Those of you who don't get the newspaper just have to trust me: The headline in today's story by Rick Weiss about a new technique reads Stem Cells Created With No Harm To Human Embryos. Look for the story online, however, and you get New Method Makes Embryo-Safe Stem Cells. At least at the moment. Why the change? Probably this:
Lanza and his team started eight months ago with 16 embryos donated by fertility clinic patients. Each embryo consisted of about eight cells. The researchers took not just one cell from each, but as many as they could get -- destroying some of the embryos and ending up with 91 cells.
The story is about a company called Advanced Cell Technology and lead researcher Robert Lanza, who say they have developed a method that can create embryonic stem cells without destroying the embryos. Except some were destroyed this time.
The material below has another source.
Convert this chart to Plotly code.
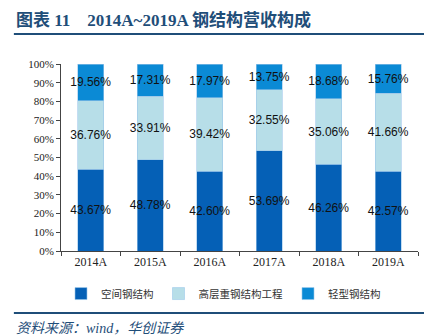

Note the very careful lede:
Scientists have for the first time grown colonies of prized human embryonic stem cells using a technique that does not require the destruction of embryos, an advance that could significantly reshape the ethical and political debates that have long entangled the research.
Does not require the destruction of embryos although some were, this time. There's something... insincere about a researcher destroying human life to develop a technique whose main advantage is that it doesn't destroy human life. And Wesley Smith says the research is being misreported (hat tip Amy Welborn):
Alright, I have read the Nature article and the breathless stories in the media about how the embryonic stem cell debate is over because ES cell lines can be obtained without destroying embryos. I have three preliminary words in response: Ba Low Nee. What is being reported in the MSM and what is actually written up in Nature appear to be not the same thing at all.
He's calling around and plans an update.
My usual complaint about Weiss's stem-cell coverage applies: There is no mention of adult-stem cell art, which is far more advanced than embryonic technologies and doesn't kill anyone. So when Weiss quotes stem cell research John Gearhart:
"You have to remember that all this talk of protecting embryos is being done against the background of the routine throwing away of embryos" at clinics, Gearhart said.
I want to say you have to remember that all this talk of the wonders of embryonic stem cells is done against the background of non-embryonic techniques techniques that are helping people today, show promise for doing far more and don't include the downer of killing anyone. Meanwhile Gearhart thinks it's just fine to tear apart embryos for research, and that's done against the background of this.
Update: Here's a link at Nature.com to a summary of the full paper (the latter is available to subscribers). The following from that summary seems to contradict Weiss's statement that only some of the embryos were destroyed for this research:
Since then the team has taken cells from 16 spare IVF human embryos, and put them into culture. From a total of 91 cells, the researchers grew two embryonic stem-cell lines that have survived for eight months so far and are able to form different types of tissue. In the experiment, the embryos were dismantled cell by cell; but other embryos should survive the extraction of a single cell, just as they do in preimplantation genetic diagnosis.